REQUIRED WORK: Quote, with no changes, the lines that run from the top of the material to the line with "const scaleTicks = [0, 5, 10, 15, 20];", both included.

-- START --

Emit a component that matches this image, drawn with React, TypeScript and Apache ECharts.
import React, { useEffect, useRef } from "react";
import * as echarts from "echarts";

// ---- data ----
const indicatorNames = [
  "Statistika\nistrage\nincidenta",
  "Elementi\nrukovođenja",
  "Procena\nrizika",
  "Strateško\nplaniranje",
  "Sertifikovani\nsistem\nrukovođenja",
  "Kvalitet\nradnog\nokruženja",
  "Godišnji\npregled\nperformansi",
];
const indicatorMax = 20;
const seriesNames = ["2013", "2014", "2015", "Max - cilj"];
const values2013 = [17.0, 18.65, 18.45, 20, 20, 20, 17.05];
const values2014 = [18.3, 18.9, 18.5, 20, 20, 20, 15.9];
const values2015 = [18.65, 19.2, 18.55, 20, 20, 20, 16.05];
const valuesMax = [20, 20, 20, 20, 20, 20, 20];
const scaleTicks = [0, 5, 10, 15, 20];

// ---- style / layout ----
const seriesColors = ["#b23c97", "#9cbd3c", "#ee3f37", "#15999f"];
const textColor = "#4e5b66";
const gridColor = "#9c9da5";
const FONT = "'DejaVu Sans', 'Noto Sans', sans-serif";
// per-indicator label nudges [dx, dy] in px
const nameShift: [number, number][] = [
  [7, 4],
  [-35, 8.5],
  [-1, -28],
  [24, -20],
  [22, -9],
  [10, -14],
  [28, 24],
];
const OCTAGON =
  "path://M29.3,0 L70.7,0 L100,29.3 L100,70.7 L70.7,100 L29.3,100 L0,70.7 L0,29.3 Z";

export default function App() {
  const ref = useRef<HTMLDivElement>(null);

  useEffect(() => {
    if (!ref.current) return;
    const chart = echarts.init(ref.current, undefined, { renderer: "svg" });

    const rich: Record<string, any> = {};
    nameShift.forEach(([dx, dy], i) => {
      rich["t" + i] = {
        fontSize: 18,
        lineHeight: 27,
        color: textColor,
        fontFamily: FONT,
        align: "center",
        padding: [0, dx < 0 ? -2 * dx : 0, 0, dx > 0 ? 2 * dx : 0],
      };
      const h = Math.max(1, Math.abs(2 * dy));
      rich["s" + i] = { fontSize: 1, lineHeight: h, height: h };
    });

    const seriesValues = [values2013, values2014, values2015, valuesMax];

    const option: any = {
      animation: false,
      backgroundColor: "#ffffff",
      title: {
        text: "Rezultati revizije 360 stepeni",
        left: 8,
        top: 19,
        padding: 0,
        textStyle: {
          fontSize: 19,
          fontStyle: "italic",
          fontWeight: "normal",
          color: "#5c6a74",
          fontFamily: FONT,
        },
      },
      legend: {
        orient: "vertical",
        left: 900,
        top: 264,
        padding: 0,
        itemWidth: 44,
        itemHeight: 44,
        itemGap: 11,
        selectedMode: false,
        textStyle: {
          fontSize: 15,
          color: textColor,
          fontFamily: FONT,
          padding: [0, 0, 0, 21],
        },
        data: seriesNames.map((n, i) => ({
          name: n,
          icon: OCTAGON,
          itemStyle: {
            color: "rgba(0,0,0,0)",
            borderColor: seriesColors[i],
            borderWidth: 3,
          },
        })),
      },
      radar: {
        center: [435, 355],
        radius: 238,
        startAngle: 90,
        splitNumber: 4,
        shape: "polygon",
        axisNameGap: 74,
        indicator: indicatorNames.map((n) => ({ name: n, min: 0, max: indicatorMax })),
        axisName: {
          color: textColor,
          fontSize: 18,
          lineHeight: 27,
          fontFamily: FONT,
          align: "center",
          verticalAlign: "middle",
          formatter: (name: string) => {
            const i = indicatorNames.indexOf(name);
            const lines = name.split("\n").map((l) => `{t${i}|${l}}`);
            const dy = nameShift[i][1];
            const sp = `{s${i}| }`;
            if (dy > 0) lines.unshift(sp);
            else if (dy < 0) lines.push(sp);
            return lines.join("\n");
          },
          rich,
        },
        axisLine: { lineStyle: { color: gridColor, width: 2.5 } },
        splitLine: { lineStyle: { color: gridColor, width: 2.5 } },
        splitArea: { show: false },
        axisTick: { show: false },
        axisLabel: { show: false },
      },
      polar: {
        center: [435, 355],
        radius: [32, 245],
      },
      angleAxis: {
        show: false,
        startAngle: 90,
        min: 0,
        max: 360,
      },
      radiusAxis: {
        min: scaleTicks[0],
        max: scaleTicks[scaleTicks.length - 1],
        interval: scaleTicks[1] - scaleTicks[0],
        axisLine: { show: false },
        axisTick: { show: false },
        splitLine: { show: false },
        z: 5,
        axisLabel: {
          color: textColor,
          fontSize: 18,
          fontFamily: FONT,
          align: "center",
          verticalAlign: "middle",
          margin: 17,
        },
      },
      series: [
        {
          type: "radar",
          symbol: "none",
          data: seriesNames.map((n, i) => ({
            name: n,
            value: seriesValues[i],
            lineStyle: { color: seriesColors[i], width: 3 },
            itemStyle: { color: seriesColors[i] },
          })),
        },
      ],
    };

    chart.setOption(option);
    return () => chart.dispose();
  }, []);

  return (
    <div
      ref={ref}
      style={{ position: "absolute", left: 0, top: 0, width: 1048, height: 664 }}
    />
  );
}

-- END --

REPLY TO THE EXERCISE:
Emit a component that matches this image, drawn with React, TypeScript and Apache ECharts.
import React, { useEffect, useRef } from "react";
import * as echarts from "echarts";

// ---- data ----
const indicatorNames = [
  "Statistika\nistrage\nincidenta",
  "Elementi\nrukovođenja",
  "Procena\nrizika",
  "Strateško\nplaniranje",
  "Sertifikovani\nsistem\nrukovođenja",
  "Kvalitet\nradnog\nokruženja",
  "Godišnji\npregled\nperformansi",
];
const indicatorMax = 20;
const seriesNames = ["2013", "2014", "2015", "Max - cilj"];
const values2013 = [17.0, 18.65, 18.45, 20, 20, 20, 17.05];
const values2014 = [18.3, 18.9, 18.5, 20, 20, 20, 15.9];
const values2015 = [18.65, 19.2, 18.55, 20, 20, 20, 16.05];
const valuesMax = [20, 20, 20, 20, 20, 20, 20];
const scaleTicks = [0, 5, 10, 15, 20];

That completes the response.